Now, should you do a custom appearance?

If you’re planning a completely custom appearance for your applications, odds are it will suck. Unless you have artists that are beyond simply competent, but brilliant, you’ll probably fail.

First, you need a UI that looks and feels good. Secondly, it probably needs to fit in with the native platform. If you’re planning a full screen game, it’s fine to not fit in. But if you’re building a Windows-based BIOS updater, that custom UI that you think looks so amazing? The truth is, it looks like complete shit.

You’re better off fitting custom UI into the OS rather than changing your whole application to fit them.

Now, finally: What about plugins?

This one is a little less clear. There’s great reasons to do plugins. Integration with another system (whether technical such as a web site or social such as particular requirements for reporting) is a good one.

But you know what isn’t a great reason? Making your product a platform. Do you want to be a product people use, or a platform people struggle with?

Firefox’s plugins make me flinch. They’re usually poor quality, craptacular tools that lunge for a particular nugget of a good idea and fall flat on their faces a few yards away from it. There are a few that are interesting, but they’d benefit from being rolled in, or being a separate stand-along product on their own.
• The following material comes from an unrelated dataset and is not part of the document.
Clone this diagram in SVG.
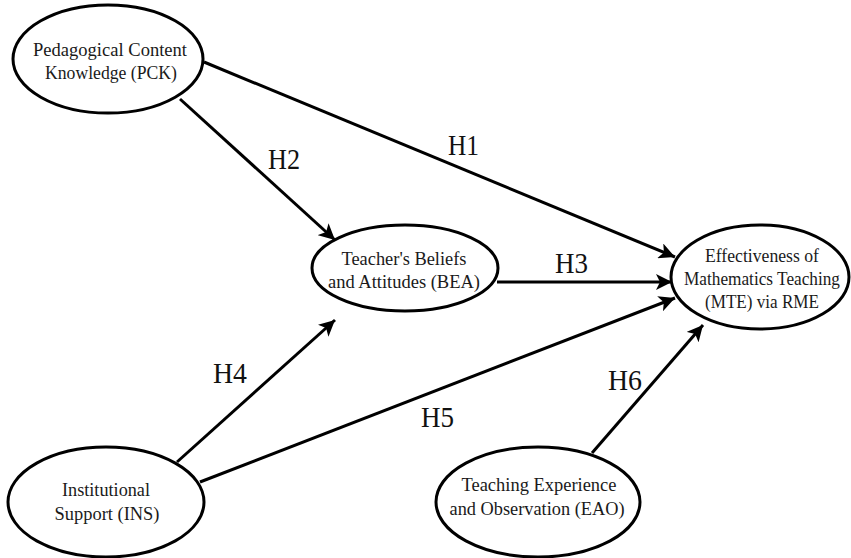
<svg xmlns="http://www.w3.org/2000/svg" width="851" height="558" viewBox="0 0 851 558">
<style>
.node ellipse{fill:#fff;stroke:#000;stroke-width:3}
.node text{font-family:"Liberation Serif","Times New Roman",serif;font-size:19.5px;fill:#1a1a1a;text-anchor:middle}
.node text.narrow{font-size:18px}
.lbl{font-family:"Liberation Serif","Times New Roman",serif;font-size:29px;fill:#111}
.edge{stroke:#000;stroke-width:3;fill:none;marker-end:url(#arr)}
</style>
<defs>
<marker id="arr" markerUnits="userSpaceOnUse" markerWidth="18" markerHeight="16" refX="16" refY="8" orient="auto">
<path d="M0,0 L16,8 L0,16 L4,8 z" fill="#000"/>
</marker>
</defs>
<rect width="851" height="558" fill="#fff"/>
<g id="connectors">
<line class="edge" x1="204" y1="62" x2="675" y2="257"/>
<line class="edge" x1="180" y1="99" x2="335" y2="240"/>
<line class="edge" x1="497" y1="282" x2="672" y2="282"/>
<line class="edge" x1="177" y1="462" x2="335" y2="320"/>
<line class="edge" x1="200" y1="482" x2="675" y2="298"/>
<line class="edge" x1="592" y1="453" x2="703" y2="325"/>
</g>
<g id="labels">
<text class="lbl" x="448" y="155" textLength="31" lengthAdjust="spacingAndGlyphs">H1</text>
<text class="lbl" x="268" y="169" textLength="32" lengthAdjust="spacingAndGlyphs">H2</text>
<text class="lbl" x="555" y="273" textLength="33" lengthAdjust="spacingAndGlyphs">H3</text>
<text class="lbl" x="213" y="383" textLength="34" lengthAdjust="spacingAndGlyphs">H4</text>
<text class="lbl" x="421" y="427" textLength="33" lengthAdjust="spacingAndGlyphs">H5</text>
<text class="lbl" x="608" y="390" textLength="34" lengthAdjust="spacingAndGlyphs">H6</text>
</g>
<g id="PCK" class="node">
<ellipse cx="108" cy="59" rx="95" ry="54"/>
<text x="110" y="56" textLength="154" lengthAdjust="spacingAndGlyphs">Pedagogical Content</text>
<text x="111" y="79" textLength="132" lengthAdjust="spacingAndGlyphs">Knowledge (PCK)</text>
</g>
<g id="BEA" class="node">
<ellipse cx="405" cy="268" rx="93" ry="43"/>
<text x="404" y="265" textLength="125" lengthAdjust="spacingAndGlyphs">Teacher's Beliefs</text>
<text x="404" y="288" textLength="152" lengthAdjust="spacingAndGlyphs">and Attitudes (BEA)</text>
</g>
<g id="MTE" class="node">
<ellipse cx="760" cy="277" rx="89" ry="52"/>
<text x="762" y="262" textLength="114" lengthAdjust="spacingAndGlyphs">Effectiveness of</text>
<text class="narrow" x="762" y="285" textLength="156" lengthAdjust="spacingAndGlyphs">Mathematics Teaching</text>
<text x="762" y="308" textLength="114" lengthAdjust="spacingAndGlyphs">(MTE) via RME</text>
</g>
<g id="INS" class="node">
<ellipse cx="106" cy="502" rx="98" ry="55"/>
<text x="106" y="496" textLength="88" lengthAdjust="spacingAndGlyphs">Institutional</text>
<text x="107" y="520" textLength="105" lengthAdjust="spacingAndGlyphs">Support (INS)</text>
</g>
<g id="EAO" class="node">
<ellipse cx="538" cy="502" rx="102" ry="55"/>
<text x="539" y="491" textLength="155" lengthAdjust="spacingAndGlyphs">Teaching Experience</text>
<text x="537" y="515" textLength="175" lengthAdjust="spacingAndGlyphs">and Observation (EAO)</text>
</g>
</svg>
Pick your features carefully. 37signals didn’t become popular by picking an extensive list of features or allowing people to write their own features. Instead, they built something they wanted to use. And they’re not alone. There are a few things I’d love to see (MarkDown instead of Textile, for instance), but even if a hypothetical plugin system could add these things, they’d be overwhelmed by the layer of suck.

Before you build a plugin architecture, put the effort into your application.